In August 2017, Tata Teleservices sought to exit mobile network division due to large losses and debt, then sold its unit to Bharti Airtel in a debt free and cash-free deal and described as virtually free; Airtel will only pay a part of Tata Teleservices's unpaid spectrum payment liability. In November 2017, Tata Teleservices customers transitioned to the Airtel mobile network under an Intra Circle Roaming (ICR) arrangement. SIM cards and billing plans remained the same.

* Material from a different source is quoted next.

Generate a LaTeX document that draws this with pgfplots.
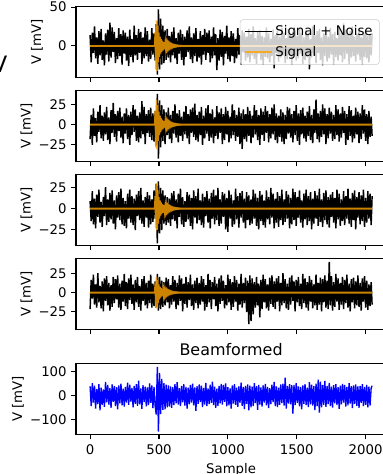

The consumer mobile businesses of Tata Docomo, Tata Teleservices (TTSL) and Tata Teleservices Maharashtra Limited (TTML) have been merged into Bharti Airtel from 1 July 2019.

On 9 October 2017 Tata Teleservices announced it is preparing an exit plan for most of its 5,000-odd employees, which includes a notice of three to six months, severance packages for those willing to leave earlier, a voluntary retirement scheme (VRS) for elders, while transferring only a small part of its employees to other group companies.

On 12 October 2017, Bharti Airtel announced that it would acquire the consumer mobile businesses of Tata Teleservices Ltd (TTSL) and Tata Teleservices Maharastra Ltd (TTML) in a debt-free cash-free deal. The deal will essentially be free for Airtel which will only incur TTSL's unpaid spectrum payment liability. TTSL will continue to operate its enterprise, fixed line and broadband businesses and its stake in tower company Viom Networks. The deal received approval from the Competition Commission of India (CCI) in mid-November 2017. On 29 August 2018, Bharti Airtel, got its shareholders approval for the merger proposal with Tata Teleservices.

On 17 January 2019 NCLT Delhi gave final approval merger between Tata Docomo and Airtel. Department of Telecom (DoT), and Competition Commission of India (CCI) gave green signals for merger deal between Bharti Airtel and Tata Teleservices. The consumer mobile businesses of Tata Docomo, Tata Teleservices (TTSL) and Tata Teleservices Maharashtra Limited (TTML) have been merged into Bharti Airtel from 1 July 2019.

==Product==
According to The Economic Times report In 2018, Tata Tele Business Services introduced VPN solutions intended for small and medium-sized enterprises (SMEs).

In 2019, Tata Tele Business Services introduced SmartOffice. In 2021, amidst the pandemic, Tata Tele Business Services launched Smartflo, a cloud communication suite.